Over one hundred thousand dollars. Please dont ask me how much I’m owing my bank, or the interest rate, because I am not ready to discuss that just yet.
What was growing up like and in what city did you grow up?
My childhood was quite interesting. My father was a military man, and retired as a colonel from the Nigerian Army. That meant we kept moving from city to city, wherever he got posted for work. I grew up mostly in northern Nigeria. We lived in Maiduguri, Ilorin, Kaduna, Jos, Lagos. I went to different elementary schools, but finished from Command Children’s School, Kaduna. I also attended Command Secondary School, Kaduna, and from there I did a one year Lower Sixth at Queens College, Yaba. For my undergraduate degree, I went to University of Jos.
If you could talk to your 18-year-old self about life and dreams, what would you tell her?
I will tell her, ask yourself these questions: is my dream purposeful? Will it add positive value? If yes, dont give up your dreams for another human being.
What other interests take your time when not working?
It depends. This year has definitely been my year of travels. I’ve been on more than 25 flights. One thing that I definitely try to do is to ensure that amidst lifes hustle-bustle, I stay connected to family and friends.
Book or movies; which would you subscribe to for a three-hour relaxation?
Definitely a movie right now.
Whose style would you steal and why?
That’s tough because when it comes to style, I am a bit conservative. I wouldn’t steal any ones style, but I definitely admire any gorgeous and decently dressed lady.
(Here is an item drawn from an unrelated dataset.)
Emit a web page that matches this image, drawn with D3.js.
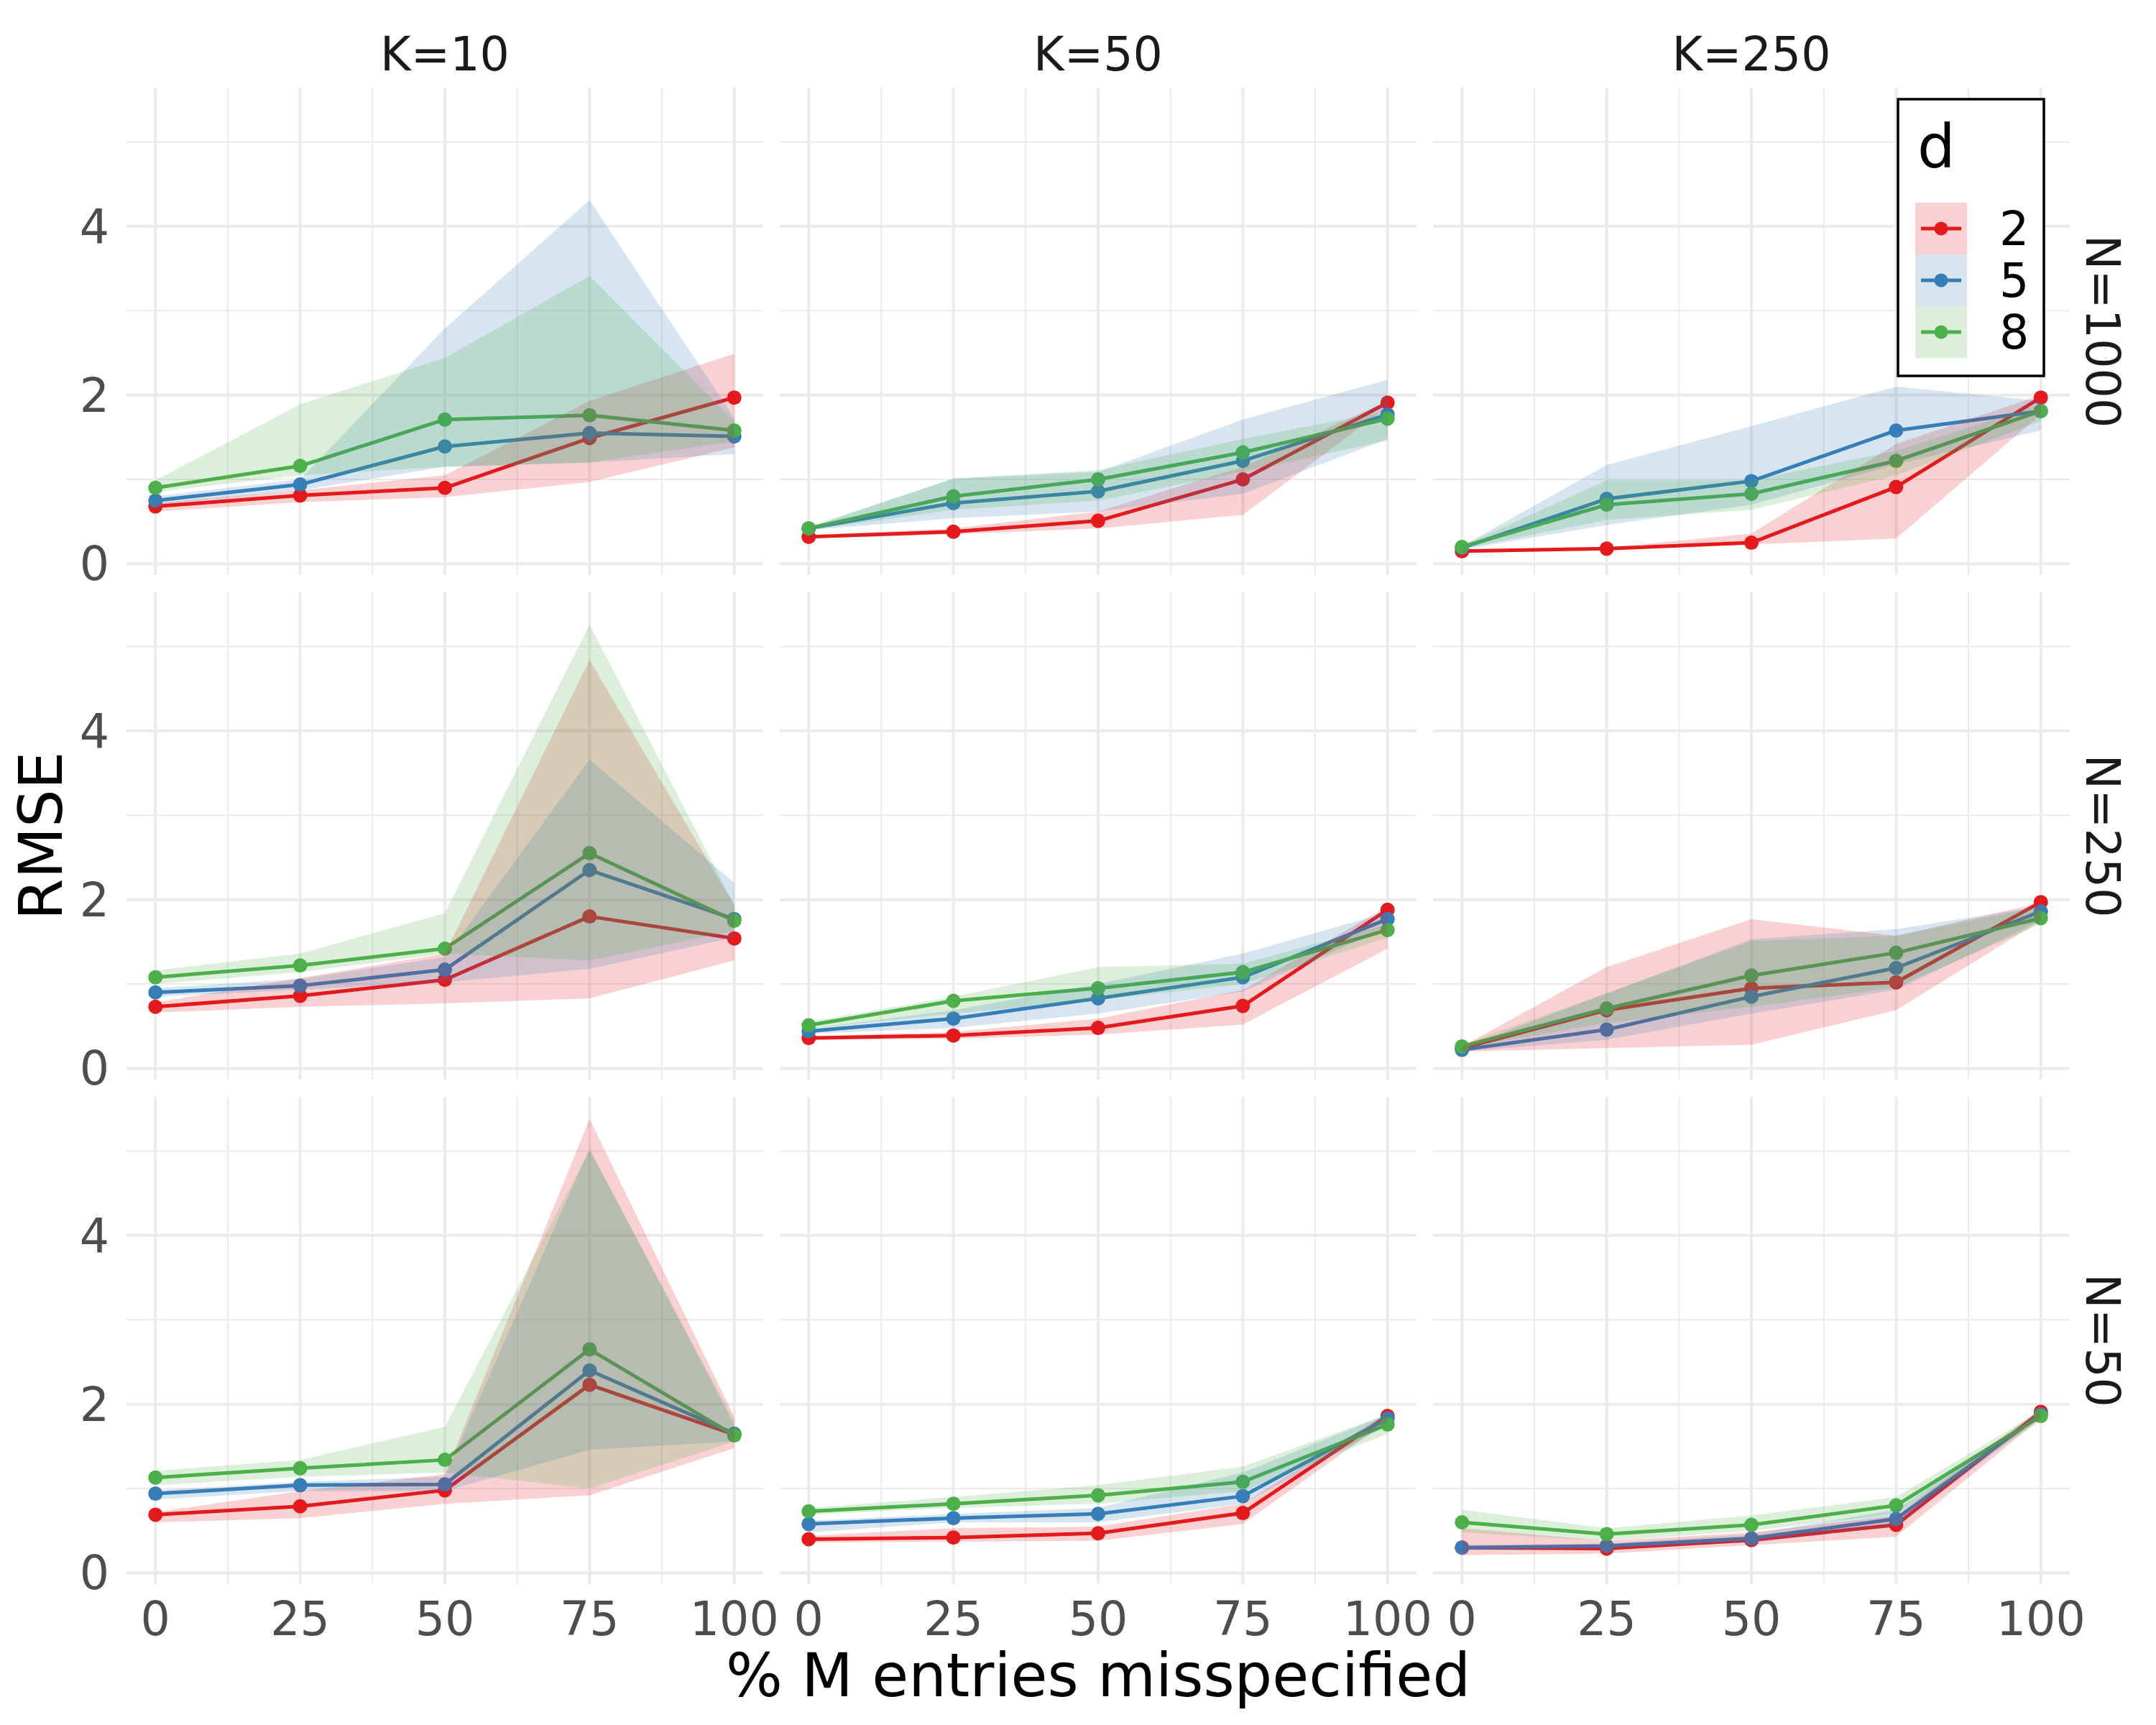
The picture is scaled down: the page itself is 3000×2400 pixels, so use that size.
<!DOCTYPE html>
<html>
<head>
<meta charset="utf-8">
<script src="https://cdn.jsdelivr.net/npm/d3@7"></script>
<style>
  body { margin: 0; background: #fff; }
  svg text { font-family: "DejaVu Sans", sans-serif; }
</style>
</head>
<body>
<svg id="chart" width="3000" height="2400"></svg>
<script>
// facets and x values
const pct = [0, 25, 50, 75, 100]
const kLabels = ["K=10", "K=50", "K=250"]
const nLabels = ["N=1000", "N=250", "N=50"]
const dLabels = ["2", "5", "8"]
const dColors = ["#E41A1C", "#377EB8", "#4DAF4A"]
const yTicks = [0, 2, 4]

// one row per panel, panels ordered N=1000 (K=10,50,250), N=250 (...), N=50 (...)
const meanD2 = [
  [0.68, 0.81, 0.90, 1.49, 1.97], [0.32, 0.38, 0.51, 1.00, 1.91], [0.15, 0.18, 0.25, 0.91, 1.97],
  [0.73, 0.86, 1.05, 1.80, 1.54], [0.36, 0.39, 0.48, 0.74, 1.88], [0.24, 0.69, 0.95, 1.02, 1.97],
  [0.69, 0.79, 0.98, 2.23, 1.64], [0.40, 0.42, 0.47, 0.71, 1.86], [0.30, 0.29, 0.39, 0.57, 1.91]]
const lowD2 = [
  [0.62, 0.73, 0.79, 0.97, 1.38], [0.30, 0.35, 0.42, 0.58, 1.86], [0.13, 0.16, 0.23, 0.30, 1.77],
  [0.66, 0.73, 0.77, 0.83, 1.28], [0.34, 0.35, 0.40, 0.52, 1.42], [0.20, 0.24, 0.28, 0.69, 1.75],
  [0.60, 0.65, 0.82, 0.92, 1.48], [0.36, 0.37, 0.38, 0.58, 1.80], [0.21, 0.23, 0.33, 0.43, 1.83]]
const highD2 = [
  [0.72, 0.87, 1.05, 1.93, 2.49], [0.34, 0.42, 0.62, 1.15, 1.93], [0.16, 0.19, 0.36, 1.42, 2.00],
  [0.78, 1.07, 1.36, 4.84, 1.93], [0.38, 0.43, 0.59, 0.93, 1.92], [0.26, 1.20, 1.77, 1.57, 1.96],
  [0.72, 0.97, 1.17, 5.38, 1.85], [0.44, 0.53, 0.55, 0.82, 1.90], [0.53, 0.38, 0.48, 0.68, 1.95]]

const meanD5 = [
  [0.75, 0.94, 1.39, 1.55, 1.51], [0.42, 0.72, 0.86, 1.22, 1.77], [0.19, 0.77, 0.98, 1.58, 1.81],
  [0.90, 0.98, 1.17, 2.35, 1.77], [0.44, 0.59, 0.83, 1.08, 1.77], [0.22, 0.46, 0.85, 1.19, 1.86],
  [0.94, 1.04, 1.05, 2.40, 1.65], [0.58, 0.65, 0.70, 0.91, 1.83], [0.30, 0.32, 0.41, 0.64, 1.88]]
const lowD5 = [
  [0.70, 0.87, 1.15, 1.20, 1.30], [0.40, 0.54, 0.62, 0.83, 1.48], [0.17, 0.46, 0.70, 1.18, 1.58],
  [0.85, 0.93, 1.02, 1.18, 1.55], [0.41, 0.48, 0.65, 0.91, 1.67], [0.20, 0.34, 0.65, 0.93, 1.75],
  [0.87, 0.97, 0.97, 1.46, 1.56], [0.48, 0.60, 0.60, 0.82, 1.75], [0.27, 0.29, 0.36, 0.55, 1.84]]
const highD5 = [
  [0.80, 1.00, 2.79, 4.31, 1.73], [0.43, 1.01, 1.09, 1.71, 2.18], [0.21, 1.17, 1.63, 2.10, 1.93],
  [0.95, 1.06, 1.32, 3.66, 2.20], [0.47, 0.69, 1.00, 1.36, 1.85], [0.24, 0.89, 1.53, 1.65, 1.92],
  [0.98, 1.08, 1.14, 5.03, 1.75], [0.62, 0.70, 0.77, 1.19, 1.88], [0.33, 0.35, 0.46, 0.75, 1.91]]

const meanD8 = [
  [0.90, 1.16, 1.71, 1.76, 1.58], [0.42, 0.80, 1.00, 1.32, 1.72], [0.20, 0.70, 0.83, 1.22, 1.81],
  [1.08, 1.22, 1.42, 2.55, 1.75], [0.51, 0.80, 0.95, 1.14, 1.64], [0.26, 0.71, 1.10, 1.37, 1.78],
  [1.13, 1.24, 1.34, 2.65, 1.63], [0.73, 0.82, 0.92, 1.08, 1.76], [0.60, 0.46, 0.57, 0.80, 1.86]]
const lowD8 = [
  [0.85, 1.05, 1.15, 1.20, 1.45], [0.40, 0.64, 0.75, 1.09, 1.46], [0.18, 0.52, 0.64, 1.05, 1.69],
  [1.00, 1.14, 1.36, 1.28, 1.63], [0.47, 0.65, 0.81, 1.00, 1.55], [0.24, 0.54, 0.73, 0.96, 1.71],
  [1.04, 1.14, 1.19, 1.00, 1.56], [0.69, 0.77, 0.82, 0.97, 1.65], [0.48, 0.38, 0.50, 0.70, 1.80]]
const highD8 = [
  [0.99, 1.89, 2.44, 3.41, 1.69], [0.44, 1.01, 1.11, 1.48, 1.81], [0.21, 0.99, 0.99, 1.34, 1.89],
  [1.16, 1.36, 1.84, 5.26, 1.94], [0.55, 0.85, 1.20, 1.24, 1.71], [0.28, 0.89, 1.51, 1.57, 1.92],
  [1.21, 1.34, 1.73, 5.01, 1.80], [0.77, 0.90, 1.04, 1.26, 1.88], [0.75, 0.53, 0.68, 0.90, 1.92]]

const means = [meanD2, meanD5, meanD8]
const lows = [lowD2, lowD5, lowD8]
const highs = [highD2, highD5, highD8]

// layout
var colLeft = [176, 1085, 1994], rowTop = [122, 824, 1526]
var panelW = 886, panelH = 678
var tickSize = 65, titleSize = 83

var svg = d3.select("#chart")

var allVals = lows.flat(2).concat(highs.flat(2), means.flat(2))
var yMin = d3.min(allVals), yMax = d3.max(allVals), yPad = (yMax - yMin) * 0.05
var xScale = d3.scaleLinear().domain([-5, 105]).range([0, panelW])
var yScale = d3.scaleLinear().domain([yMin - yPad, yMax + yPad]).range([panelH, 0])

var area = d3.area().x((d, i) => xScale(pct[i])).y0(d => yScale(d[0])).y1(d => yScale(d[1]))
var line = d3.line().x((d, i) => xScale(pct[i])).y(d => yScale(d))

nLabels.forEach((nLab, r) => {
  kLabels.forEach((kLab, c) => {
    var p = r * 3 + c
    var g = svg.append("g").attr("transform", "translate(" + colLeft[c] + "," + rowTop[r] + ")")

    // grid: minor then major
    var yMinor = d3.range(1, 6, 2), xMinor = [12.5, 37.5, 62.5, 87.5]
    g.selectAll(".hminor").data(yMinor).join("line").attr("x1", 0).attr("x2", panelW)
      .attr("y1", d => yScale(d)).attr("y2", d => yScale(d)).attr("stroke", "#EBEBEB").attr("stroke-width", 2)
    g.selectAll(".vminor").data(xMinor).join("line").attr("y1", 0).attr("y2", panelH)
      .attr("x1", d => xScale(d)).attr("x2", d => xScale(d)).attr("stroke", "#EBEBEB").attr("stroke-width", 2)
    g.selectAll(".hmajor").data(yTicks).join("line").attr("x1", 0).attr("x2", panelW)
      .attr("y1", d => yScale(d)).attr("y2", d => yScale(d)).attr("stroke", "#EBEBEB").attr("stroke-width", 4)
    g.selectAll(".vmajor").data(pct).join("line").attr("y1", 0).attr("y2", panelH)
      .attr("x1", d => xScale(d)).attr("x2", d => xScale(d)).attr("stroke", "#EBEBEB").attr("stroke-width", 4)

    // lines and points
    dLabels.forEach((dl, k) => {
      g.append("path").datum(means[k][p]).attr("d", line).attr("fill", "none")
        .attr("stroke", dColors[k]).attr("stroke-width", 5).attr("stroke-linejoin", "round")
      g.selectAll(".pt" + k).data(means[k][p]).join("circle").attr("class", "pt" + k)
        .attr("cx", (d, i) => xScale(pct[i])).attr("cy", d => yScale(d)).attr("r", 10).attr("fill", dColors[k])
    })
    // ribbons on top, translucent
    dLabels.forEach((dl, k) => {
      var band = lows[k][p].map((v, i) => [v, highs[k][p][i]])
      g.append("path").datum(band).attr("d", area).attr("fill", dColors[k]).attr("fill-opacity", 0.2)
    })

    if (c == 0) {
      svg.selectAll(".ytick" + r).data(yTicks).join("text").attr("class", "ytick" + r)
        .attr("x", colLeft[0] - 24).attr("y", d => rowTop[r] + yScale(d) + 23)
        .attr("text-anchor", "end").attr("font-size", tickSize).attr("fill", "#4D4D4D").text(d => d)
    }
    if (r == 2) {
      svg.selectAll(".xtick" + c).data(pct).join("text").attr("class", "xtick" + c)
        .attr("x", d => colLeft[c] + xScale(d)).attr("y", 2275)
        .attr("text-anchor", "middle").attr("font-size", tickSize).attr("fill", "#4D4D4D").text(d => d)
    }
  })
})

// strips
svg.selectAll(".kstrip").data(kLabels).join("text").attr("class", "kstrip")
  .attr("x", (d, i) => colLeft[i] + panelW / 2).attr("y", 98)
  .attr("text-anchor", "middle").attr("font-size", tickSize).attr("fill", "#1A1A1A").text(d => d)
svg.selectAll(".nstrip").data(nLabels).join("text").attr("class", "nstrip")
  .attr("transform", (d, i) => "translate(2903," + (rowTop[i] + panelH / 2) + ") rotate(90)")
  .attr("text-anchor", "middle").attr("font-size", tickSize).attr("fill", "#1A1A1A").text(d => d)

// axis titles
svg.append("text").attr("x", (colLeft[0] + colLeft[2] + panelW) / 2).attr("y", 2360)
  .attr("text-anchor", "middle").attr("font-size", titleSize).attr("fill", "#000").text("% M entries misspecified")
svg.append("text").attr("transform", "translate(86," + (rowTop[0] + rowTop[2] + panelH) / 2 + ") rotate(-90)")
  .attr("text-anchor", "middle").attr("font-size", titleSize).attr("fill", "#000").text("RMSE")

// legend
var lg = svg.append("g").attr("transform", "translate(2641,138)")
lg.append("rect").attr("width", 203).attr("height", 385).attr("fill", "#fff").attr("stroke", "#000").attr("stroke-width", 3.5)
lg.append("text").attr("x", 27).attr("y", 95).attr("font-size", titleSize).attr("fill", "#000").text("d")
dLabels.forEach((dl, k) => {
  var cy = 180 + k * 72
  lg.append("line").attr("x1", 32).attr("x2", 88).attr("y1", cy).attr("y2", cy).attr("stroke", dColors[k]).attr("stroke-width", 5)
  lg.append("circle").attr("cx", 60).attr("cy", cy).attr("r", 9.5).attr("fill", dColors[k])
  lg.append("rect").attr("x", 24).attr("y", cy - 36).attr("width", 72).attr("height", 72).attr("fill", dColors[k]).attr("fill-opacity", 0.2)
  lg.append("text").attr("x", 141).attr("y", cy + 23).attr("font-size", tickSize).attr("fill", "#000").text(dl)
})
</script>
</body>
</html>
What fashion item wouldn’t you mind spending a fortune on?
Gowns. I love a closet filled with embellished gowns.
You still look like one in her thirties even after having children who left university; what’s your beauty routine?
Thank you for the compliment. I truly thank God for that. As mundane as it sounds, I talk to God about everything. I tell God that I want to look young and beautiful. But faith without works is dead, so I also make some efforts. My biggest routine is drinking a bottle of water after I pray every morning. I also take fresh juices with lots of ginger, and take care of my skin. Very importantly, I have learnt to live a life free of bitterness.
How regularly do you exercise and is it gym or home workouts?
I love to walk, and I do that about four times a week.
How would you spend a one-week getaway and in what city?
Relaxing, refreshing, exploring some beautiful walking trails. It would have to be Thailand.